** begin Data entries **

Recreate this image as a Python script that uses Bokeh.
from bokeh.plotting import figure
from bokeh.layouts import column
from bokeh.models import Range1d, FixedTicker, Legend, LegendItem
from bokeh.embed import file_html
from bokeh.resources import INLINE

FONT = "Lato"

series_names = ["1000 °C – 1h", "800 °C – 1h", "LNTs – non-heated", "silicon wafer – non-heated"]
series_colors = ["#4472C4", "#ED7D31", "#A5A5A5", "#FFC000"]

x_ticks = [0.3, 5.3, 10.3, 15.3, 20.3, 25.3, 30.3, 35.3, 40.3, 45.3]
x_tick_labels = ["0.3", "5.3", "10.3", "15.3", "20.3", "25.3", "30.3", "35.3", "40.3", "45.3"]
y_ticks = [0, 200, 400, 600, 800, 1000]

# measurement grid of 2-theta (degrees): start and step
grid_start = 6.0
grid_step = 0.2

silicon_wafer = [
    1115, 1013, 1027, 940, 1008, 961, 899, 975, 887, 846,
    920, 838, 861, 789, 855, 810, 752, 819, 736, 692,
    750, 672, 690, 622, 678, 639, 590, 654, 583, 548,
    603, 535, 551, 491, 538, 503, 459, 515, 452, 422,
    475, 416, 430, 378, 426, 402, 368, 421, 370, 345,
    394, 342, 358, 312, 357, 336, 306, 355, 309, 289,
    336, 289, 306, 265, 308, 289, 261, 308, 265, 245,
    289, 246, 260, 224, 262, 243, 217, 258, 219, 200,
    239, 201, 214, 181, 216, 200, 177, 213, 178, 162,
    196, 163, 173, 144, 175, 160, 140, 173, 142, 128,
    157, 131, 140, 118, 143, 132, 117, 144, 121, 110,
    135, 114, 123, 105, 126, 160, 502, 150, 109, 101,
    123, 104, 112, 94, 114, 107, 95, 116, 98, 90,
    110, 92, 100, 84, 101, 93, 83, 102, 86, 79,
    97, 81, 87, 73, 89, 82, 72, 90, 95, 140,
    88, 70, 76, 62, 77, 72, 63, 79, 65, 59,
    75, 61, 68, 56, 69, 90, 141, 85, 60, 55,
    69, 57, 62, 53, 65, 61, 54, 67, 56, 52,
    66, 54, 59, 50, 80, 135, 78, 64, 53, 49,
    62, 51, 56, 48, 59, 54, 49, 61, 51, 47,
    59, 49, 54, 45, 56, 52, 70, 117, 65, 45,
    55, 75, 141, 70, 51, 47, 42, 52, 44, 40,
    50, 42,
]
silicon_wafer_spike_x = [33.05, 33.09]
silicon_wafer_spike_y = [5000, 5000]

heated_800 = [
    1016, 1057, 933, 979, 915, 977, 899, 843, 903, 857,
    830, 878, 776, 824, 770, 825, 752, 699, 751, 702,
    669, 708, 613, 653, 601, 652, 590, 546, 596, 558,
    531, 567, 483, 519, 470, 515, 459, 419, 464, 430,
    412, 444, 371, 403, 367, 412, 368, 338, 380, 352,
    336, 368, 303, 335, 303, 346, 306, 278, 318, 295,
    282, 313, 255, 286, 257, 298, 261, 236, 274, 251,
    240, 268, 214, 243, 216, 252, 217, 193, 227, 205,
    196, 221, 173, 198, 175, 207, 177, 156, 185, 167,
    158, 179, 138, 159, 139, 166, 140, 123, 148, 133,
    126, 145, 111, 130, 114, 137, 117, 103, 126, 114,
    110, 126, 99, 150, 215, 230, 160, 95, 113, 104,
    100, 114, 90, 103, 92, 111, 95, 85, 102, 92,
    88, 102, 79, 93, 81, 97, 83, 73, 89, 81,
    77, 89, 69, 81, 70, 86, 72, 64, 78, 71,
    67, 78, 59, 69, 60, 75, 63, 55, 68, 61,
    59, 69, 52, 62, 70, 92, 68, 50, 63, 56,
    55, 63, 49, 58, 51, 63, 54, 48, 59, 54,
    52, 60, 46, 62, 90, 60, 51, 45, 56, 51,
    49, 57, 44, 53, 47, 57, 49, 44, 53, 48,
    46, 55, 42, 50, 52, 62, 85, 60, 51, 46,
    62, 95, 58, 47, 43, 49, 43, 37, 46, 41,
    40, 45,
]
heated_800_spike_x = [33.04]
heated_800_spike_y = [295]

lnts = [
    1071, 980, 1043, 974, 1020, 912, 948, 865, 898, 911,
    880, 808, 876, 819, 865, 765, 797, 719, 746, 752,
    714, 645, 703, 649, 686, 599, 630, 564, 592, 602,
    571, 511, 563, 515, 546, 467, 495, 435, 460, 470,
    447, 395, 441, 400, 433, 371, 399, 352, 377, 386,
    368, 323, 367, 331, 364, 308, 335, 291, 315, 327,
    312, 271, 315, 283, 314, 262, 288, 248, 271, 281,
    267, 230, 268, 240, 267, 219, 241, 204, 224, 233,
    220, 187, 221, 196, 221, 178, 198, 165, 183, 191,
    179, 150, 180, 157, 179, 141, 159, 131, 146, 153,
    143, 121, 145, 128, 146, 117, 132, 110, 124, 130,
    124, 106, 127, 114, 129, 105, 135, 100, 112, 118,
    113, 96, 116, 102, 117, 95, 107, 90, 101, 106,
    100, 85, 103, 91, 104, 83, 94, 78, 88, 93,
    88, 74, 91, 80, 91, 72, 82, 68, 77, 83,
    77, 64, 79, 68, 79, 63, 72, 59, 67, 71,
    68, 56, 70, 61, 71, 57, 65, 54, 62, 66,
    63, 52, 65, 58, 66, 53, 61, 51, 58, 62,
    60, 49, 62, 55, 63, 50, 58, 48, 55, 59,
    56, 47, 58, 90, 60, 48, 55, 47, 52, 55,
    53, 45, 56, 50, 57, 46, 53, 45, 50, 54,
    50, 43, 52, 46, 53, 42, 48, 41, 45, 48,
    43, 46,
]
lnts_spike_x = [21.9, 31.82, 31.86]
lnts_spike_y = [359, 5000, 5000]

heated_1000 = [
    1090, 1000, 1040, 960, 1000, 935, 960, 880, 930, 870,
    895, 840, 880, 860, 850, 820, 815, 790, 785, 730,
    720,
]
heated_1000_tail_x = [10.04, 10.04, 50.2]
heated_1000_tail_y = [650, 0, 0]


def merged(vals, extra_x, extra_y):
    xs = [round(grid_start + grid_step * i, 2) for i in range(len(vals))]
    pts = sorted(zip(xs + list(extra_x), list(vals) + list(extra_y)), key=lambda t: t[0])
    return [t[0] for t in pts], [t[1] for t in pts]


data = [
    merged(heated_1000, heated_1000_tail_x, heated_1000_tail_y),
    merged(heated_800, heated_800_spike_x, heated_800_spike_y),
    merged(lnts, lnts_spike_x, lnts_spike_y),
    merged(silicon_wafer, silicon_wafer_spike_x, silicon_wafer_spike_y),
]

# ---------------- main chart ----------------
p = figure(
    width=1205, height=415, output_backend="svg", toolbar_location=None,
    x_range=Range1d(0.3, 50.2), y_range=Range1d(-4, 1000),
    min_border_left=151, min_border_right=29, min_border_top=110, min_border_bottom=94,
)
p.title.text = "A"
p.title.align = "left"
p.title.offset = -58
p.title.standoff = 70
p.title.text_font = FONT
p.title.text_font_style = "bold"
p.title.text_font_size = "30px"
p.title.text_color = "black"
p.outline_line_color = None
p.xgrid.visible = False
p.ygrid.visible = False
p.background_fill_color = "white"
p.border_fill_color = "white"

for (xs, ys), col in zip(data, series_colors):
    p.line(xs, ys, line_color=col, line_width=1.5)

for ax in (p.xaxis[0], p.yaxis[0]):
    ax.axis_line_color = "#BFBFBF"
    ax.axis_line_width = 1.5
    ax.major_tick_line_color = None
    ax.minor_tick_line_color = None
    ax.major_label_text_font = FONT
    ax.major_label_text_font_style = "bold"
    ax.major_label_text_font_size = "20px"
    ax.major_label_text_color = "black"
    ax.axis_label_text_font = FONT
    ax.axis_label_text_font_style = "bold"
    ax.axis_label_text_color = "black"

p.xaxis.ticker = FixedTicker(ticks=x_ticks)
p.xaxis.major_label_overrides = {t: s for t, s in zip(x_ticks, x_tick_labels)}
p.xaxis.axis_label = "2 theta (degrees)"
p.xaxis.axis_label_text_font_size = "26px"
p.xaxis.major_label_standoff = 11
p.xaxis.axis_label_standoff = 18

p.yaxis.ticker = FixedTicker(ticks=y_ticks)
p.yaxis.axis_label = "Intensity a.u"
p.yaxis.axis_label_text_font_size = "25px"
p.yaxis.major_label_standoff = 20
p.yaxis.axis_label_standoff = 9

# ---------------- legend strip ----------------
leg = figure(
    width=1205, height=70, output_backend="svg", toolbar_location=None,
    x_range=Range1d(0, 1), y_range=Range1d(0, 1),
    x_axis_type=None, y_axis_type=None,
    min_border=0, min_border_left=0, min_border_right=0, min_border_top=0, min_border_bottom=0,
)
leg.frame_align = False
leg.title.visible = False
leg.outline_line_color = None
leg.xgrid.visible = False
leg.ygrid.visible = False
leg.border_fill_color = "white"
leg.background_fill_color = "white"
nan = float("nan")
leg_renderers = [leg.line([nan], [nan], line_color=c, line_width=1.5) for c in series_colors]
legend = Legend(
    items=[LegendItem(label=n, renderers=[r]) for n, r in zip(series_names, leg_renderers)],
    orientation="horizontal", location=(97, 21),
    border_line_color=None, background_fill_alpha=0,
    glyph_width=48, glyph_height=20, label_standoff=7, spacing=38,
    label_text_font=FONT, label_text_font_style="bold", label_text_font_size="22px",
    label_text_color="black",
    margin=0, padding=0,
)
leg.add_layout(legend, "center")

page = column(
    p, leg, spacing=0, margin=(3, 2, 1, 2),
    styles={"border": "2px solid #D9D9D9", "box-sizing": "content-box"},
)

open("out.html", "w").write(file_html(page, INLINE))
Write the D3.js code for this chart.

** end Data entries **

• **Exercise prompt**
Stopping at the line containing "grid_step = 0.2", please repeat exactly every line from the very start of the entries, that line included, and nothing more.

• **Answer to this problem**
Recreate this image as a Python script that uses Bokeh.
from bokeh.plotting import figure
from bokeh.layouts import column
from bokeh.models import Range1d, FixedTicker, Legend, LegendItem
from bokeh.embed import file_html
from bokeh.resources import INLINE

FONT = "Lato"

series_names = ["1000 °C – 1h", "800 °C – 1h", "LNTs – non-heated", "silicon wafer – non-heated"]
series_colors = ["#4472C4", "#ED7D31", "#A5A5A5", "#FFC000"]

x_ticks = [0.3, 5.3, 10.3, 15.3, 20.3, 25.3, 30.3, 35.3, 40.3, 45.3]
x_tick_labels = ["0.3", "5.3", "10.3", "15.3", "20.3", "25.3", "30.3", "35.3", "40.3", "45.3"]
y_ticks = [0, 200, 400, 600, 800, 1000]

# measurement grid of 2-theta (degrees): start and step
grid_start = 6.0
grid_step = 0.2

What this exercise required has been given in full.